No sabemos si las bombas molotov del lunes contra Clarín fueron solo un hecho aislado o el comienzo de una escalada de violencia política y social. Si bien no parece ser esto último, nadie podría asegurarlo. El mes que viene se cumplen 20 años de aquel fatídico diciembre de 2001, hay mucha tensión política dentro y fuera del gobierno, mucha demanda social y oportunistas al acecho. Cada gesto, cada palabra de un gobernante o dirigente representativo deberá medirse con sumo cuidado, no será gratis derrapar en la verba en estos días. Lamentablemente, hay caldo de cultivo.
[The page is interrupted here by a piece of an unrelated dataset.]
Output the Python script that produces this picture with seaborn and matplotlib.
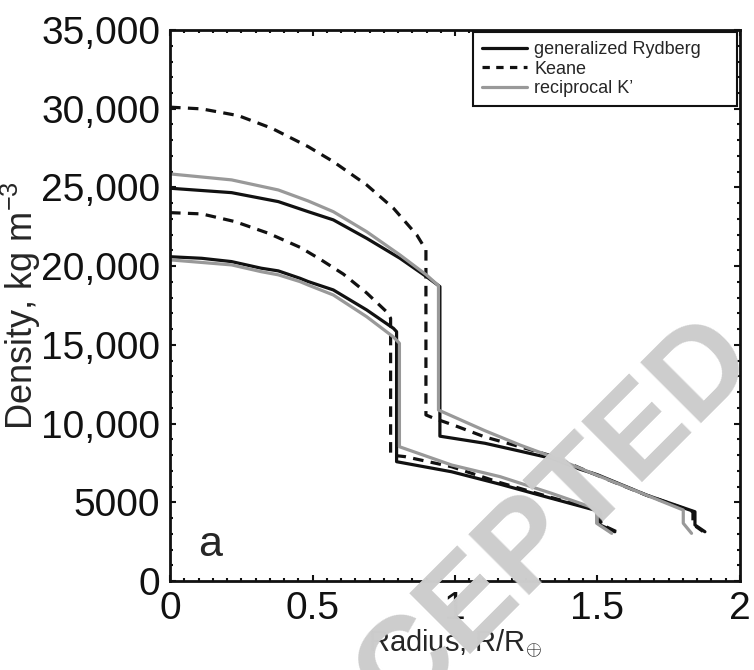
import numpy as np
import pandas as pd
import matplotlib
matplotlib.use("Agg")
import matplotlib.pyplot as plt
import seaborn as sns
from matplotlib.lines import Line2D
from matplotlib.ticker import MultipleLocator

# density profiles (radius in R/R_earth, density in kg m^-3)
# smaller planet
r_ryd_small = [0, 0.111, 0.216, 0.32, 0.38, 0.456, 0.485, 0.573, 0.69, 0.784, 0.795,
               0.795, 0.988, 1.158, 1.339, 1.49, 1.509, 1.509, 1.561]
rho_ryd_small = [20600, 20500, 20290, 19870, 19700, 19230, 19020, 18490, 17220, 16050, 15840,
                 7580, 6940, 6150, 5250, 4510, 4400, 3560, 3130]

r_kea_small = [0, 0.111, 0.228, 0.345, 0.456, 0.526, 0.608, 0.69, 0.76, 0.774,
               0.774, 0.825, 0.988, 1.158, 1.339, 1.49, 1.512, 1.512, 1.565]
rho_kea_small = [23400, 23320, 22830, 22090, 21200, 20450, 19500, 18300, 17100, 16690,
                 8000, 7900, 7260, 6250, 5300, 4550, 4450, 3600, 3150]

r_rec_small = [0, 0.216, 0.32, 0.38, 0.456, 0.485, 0.573, 0.69, 0.784, 0.805,
               0.805, 0.988, 1.158, 1.339, 1.49, 1.497, 1.497, 1.55]
rho_rec_small = [20400, 20080, 19650, 19450, 19020, 18800, 18170, 16790, 15500, 15100,
                 8530, 7370, 6630, 5570, 4620, 4510, 3670, 3030]

# larger planet
r_ryd_big = [0, 0.216, 0.38, 0.485, 0.573, 0.69, 0.807, 0.9, 0.947,
             0.947, 1.105, 1.228, 1.339, 1.439, 1.5, 1.672, 1.842, 1.842, 1.877]
rho_ryd_big = [24950, 24670, 24100, 23460, 22940, 21770, 20500, 19330, 18700,
               9200, 8750, 8250, 7790, 7100, 6750, 5460, 4400, 3560, 3130]

r_kea_big = [0, 0.111, 0.24, 0.357, 0.485, 0.573, 0.69, 0.784, 0.866, 0.898,
             0.898, 0.923, 0.994, 1.105, 1.228, 1.339, 1.474, 1.672, 1.835, 1.835, 1.87]
rho_kea_big = [30100, 29990, 29560, 28760, 27590, 26640, 25160, 23680, 21980, 21030,
               10550, 10360, 9910, 9150, 8530, 7950, 6900, 5450, 4400, 3600, 3150]

r_rec_big = [0, 0.216, 0.38, 0.485, 0.573, 0.69, 0.807, 0.9, 0.942,
             0.942, 1.105, 1.228, 1.339, 1.474, 1.6, 1.801, 1.801, 1.83]
rho_rec_big = [25860, 25480, 24840, 24140, 23460, 22190, 20710, 19440, 18760,
               10860, 9550, 8640, 7900, 6900, 5980, 4510, 3670, 3030]

eos_names = ["generalized Rydberg", "Keane", "reciprocal K\u2019"]
y_ticks = [0, 5000, 10000, 15000, 20000, 25000, 30000, 35000]
y_tick_labels = ["0", "5000", "10,000", "15,000", "20,000", "25,000", "30,000", "35,000"]
x_ticks = [0, 0.5, 1, 1.5, 2]
x_tick_labels = ["0", "0.5", "1", "1.5", "2"]

curves = [
    (eos_names[0], "small", r_ryd_small, rho_ryd_small),
    (eos_names[0], "big", r_ryd_big, rho_ryd_big),
    (eos_names[1], "small", r_kea_small, rho_kea_small),
    (eos_names[1], "big", r_kea_big, rho_kea_big),
    (eos_names[2], "small", r_rec_small, rho_rec_small),
    (eos_names[2], "big", r_rec_big, rho_rec_big),
]
frames = []
for eos, planet, r, rho in curves:
    d = pd.DataFrame({"r": r, "rho": rho})
    d["eos"] = eos
    d["planet"] = planet
    frames.append(d)
df = pd.concat(frames, ignore_index=True)

sns.set_style("ticks")
plt.rcParams["font.family"] = ["Liberation Sans", "DejaVu Sans"]
plt.rcParams["mathtext.fontset"] = "custom"
plt.rcParams["mathtext.rm"] = "Liberation Sans"
plt.rcParams["mathtext.it"] = "Liberation Sans"

colors = {eos_names[0]: "#111111", eos_names[1]: "#111111", eos_names[2]: "#999999"}
dash_map = {eos_names[0]: "", eos_names[1]: (3.3, 2.3), eos_names[2]: ""}

fig = plt.figure(figsize=(7.54, 6.70), dpi=100)

# "ACCEPTED" watermark, behind the axes
fig.text(0.655, 0.13, "ACCEPTED", rotation=45, fontsize=90, fontweight="bold",
         color="#cdcdcd", ha="center", va="center", zorder=0)

ax = fig.add_axes([0.2255, 0.1328, 0.7559, 0.8224])
ax.patch.set_alpha(0)

for eos in eos_names:
    sub = df[df["eos"] == eos]
    sns.lineplot(data=sub, x="r", y="rho", units="planet", estimator=None, sort=False,
                 color=colors[eos], ax=ax, legend=False, linewidth=2.3)
    for line in ax.lines[-2:]:
        if dash_map[eos]:
            line.set_dashes(dash_map[eos])
            line.set_dash_capstyle("butt")

ax.set_xlim(0, 2)
ax.set_ylim(0, 35000)
ax.set_xticks(x_ticks)
ax.set_xticklabels(x_tick_labels)
ax.set_yticks(y_ticks)
ax.set_yticklabels(y_tick_labels)
ax.xaxis.set_minor_locator(MultipleLocator(0.05))
ax.yaxis.set_minor_locator(MultipleLocator(1000))
ax.tick_params(which="both", direction="in", top=True, right=True, width=1.5, colors="#111111")
ax.tick_params(which="major", length=4, labelsize=28, pad=7)
ax.tick_params(which="minor", length=2)
for s in ax.spines.values():
    s.set_linewidth(2.0)
    s.set_color("#111111")

ax.set_xlabel("Radius, R/R$_{\\oplus}$", fontsize=21, labelpad=0)
ax.set_ylabel("Density, kg m$^{-3}$", fontsize=26)
ax.yaxis.set_label_coords(-0.222, 0.5)

ax.text(0.14, 2300, "a", fontsize=31, ha="center", va="center")

handles = [
    Line2D([], [], color="#111111", linewidth=2.3),
    Line2D([], [], color="#111111", linewidth=2.3, dashes=(2.3, 2.0)),
    Line2D([], [], color="#999999", linewidth=2.3),
]
leg = ax.legend(handles, eos_names, loc="upper left", bbox_to_anchor=(0.5316, 0.85, 0.463, 0.1464),
                mode="expand", fontsize=13, frameon=True, fancybox=False, framealpha=1,
                edgecolor="#111111", handlelength=2.5, handletextpad=0.4,
                borderpad=0.5, labelspacing=0.15, borderaxespad=0)
leg.get_frame().set_linewidth(1.5)

fig.savefig("out.png", dpi=100)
El atentado contra el diario Clarín debe ser aclarado de inmediato, porque como dice, con razón, el senador electo Luis Juez, “siento que las bombas molotov también estallaron en la puerta de mi casa; hoy es Clarín y, si la dejamos pasar, mañana puede ser cualquiera”. Pero, además, porque este acto violento abre una serie de interrogantes sobre los comportamientos y los mensajes políticos que son parte nuestra desde hace muchos años y que fueron adoptados por los dos sectores políticos que representan esos lados de nuestra sociedad que le dieron forma a la llamada grieta política y moral que nos divide y que seguirá estando entre nosotros, marcando el pulso de la política local. Ese daño ya se hizo y costará revertirlo, lo que no podemos permitirnos es que se agrave y que termine siendo la justificación para que la violencia política encuentre un lugar para actuar porque los extremos comienzan a parecerse.
El escritor inglés William Hazlitt ya lo advertía en el siglo XIX cuando decía que “las antipatías violentas son siempre sospechosas y revelan una secreta afinidad”. En Argentina, el límite está trazado claramente. Lo conocemos, tenemos historia para recordar qué pasó cada vez que lo corrimos. No podemos volver a cruzarlo.